■ **Information supplied**:
# # # #

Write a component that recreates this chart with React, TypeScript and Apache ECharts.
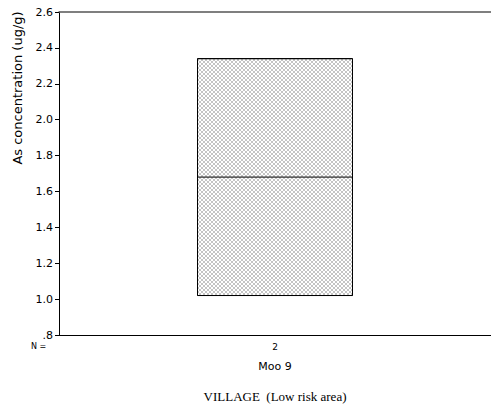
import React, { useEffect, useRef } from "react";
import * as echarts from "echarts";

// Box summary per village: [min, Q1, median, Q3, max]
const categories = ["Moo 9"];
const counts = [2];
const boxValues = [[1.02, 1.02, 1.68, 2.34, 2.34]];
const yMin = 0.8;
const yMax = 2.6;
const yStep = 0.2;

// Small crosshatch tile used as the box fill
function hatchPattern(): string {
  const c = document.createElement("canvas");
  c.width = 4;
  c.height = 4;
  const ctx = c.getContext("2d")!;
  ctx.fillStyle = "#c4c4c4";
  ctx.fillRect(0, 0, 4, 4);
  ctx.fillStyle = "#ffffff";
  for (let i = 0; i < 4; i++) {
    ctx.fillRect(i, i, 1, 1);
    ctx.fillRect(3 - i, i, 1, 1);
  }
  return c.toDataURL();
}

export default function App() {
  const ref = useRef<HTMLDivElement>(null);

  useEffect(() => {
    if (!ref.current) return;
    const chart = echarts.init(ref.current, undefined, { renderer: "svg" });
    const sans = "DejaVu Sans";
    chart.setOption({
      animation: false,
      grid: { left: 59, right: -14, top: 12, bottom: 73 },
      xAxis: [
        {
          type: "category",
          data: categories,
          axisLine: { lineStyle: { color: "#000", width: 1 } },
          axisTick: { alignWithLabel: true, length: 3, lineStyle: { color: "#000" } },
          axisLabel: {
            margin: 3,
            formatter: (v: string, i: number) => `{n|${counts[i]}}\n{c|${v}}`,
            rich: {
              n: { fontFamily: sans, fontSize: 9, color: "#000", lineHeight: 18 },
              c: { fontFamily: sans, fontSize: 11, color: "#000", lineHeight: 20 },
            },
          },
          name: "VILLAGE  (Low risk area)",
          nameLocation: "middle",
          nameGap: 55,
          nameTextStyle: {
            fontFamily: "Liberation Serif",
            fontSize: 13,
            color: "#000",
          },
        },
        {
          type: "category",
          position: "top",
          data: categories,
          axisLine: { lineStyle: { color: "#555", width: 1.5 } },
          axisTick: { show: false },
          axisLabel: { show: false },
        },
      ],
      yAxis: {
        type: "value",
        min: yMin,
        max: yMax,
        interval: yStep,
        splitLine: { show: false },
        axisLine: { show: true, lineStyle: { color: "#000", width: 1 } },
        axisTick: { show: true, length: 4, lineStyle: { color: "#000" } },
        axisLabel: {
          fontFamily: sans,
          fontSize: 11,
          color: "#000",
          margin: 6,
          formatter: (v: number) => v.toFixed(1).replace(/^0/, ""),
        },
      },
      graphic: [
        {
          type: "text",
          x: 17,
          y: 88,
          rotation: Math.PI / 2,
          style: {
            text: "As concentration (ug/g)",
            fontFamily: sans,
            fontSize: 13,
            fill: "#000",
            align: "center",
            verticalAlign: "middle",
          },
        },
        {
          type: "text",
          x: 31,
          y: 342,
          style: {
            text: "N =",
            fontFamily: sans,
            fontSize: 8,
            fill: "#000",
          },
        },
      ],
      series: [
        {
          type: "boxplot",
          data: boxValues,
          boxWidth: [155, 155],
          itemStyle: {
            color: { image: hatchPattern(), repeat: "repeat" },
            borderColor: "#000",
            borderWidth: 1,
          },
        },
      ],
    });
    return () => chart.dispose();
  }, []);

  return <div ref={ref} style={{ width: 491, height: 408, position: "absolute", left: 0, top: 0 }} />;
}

# # # #

■ **Given request**: Leave out the pictures. Transcribe only the lines above, from the first through the one that contains "const yStep = 0.2;".

■ **Solution for this problem**:
Write a component that recreates this chart with React, TypeScript and Apache ECharts.
import React, { useEffect, useRef } from "react";
import * as echarts from "echarts";

// Box summary per village: [min, Q1, median, Q3, max]
const categories = ["Moo 9"];
const counts = [2];
const boxValues = [[1.02, 1.02, 1.68, 2.34, 2.34]];
const yMin = 0.8;
const yMax = 2.6;
const yStep = 0.2;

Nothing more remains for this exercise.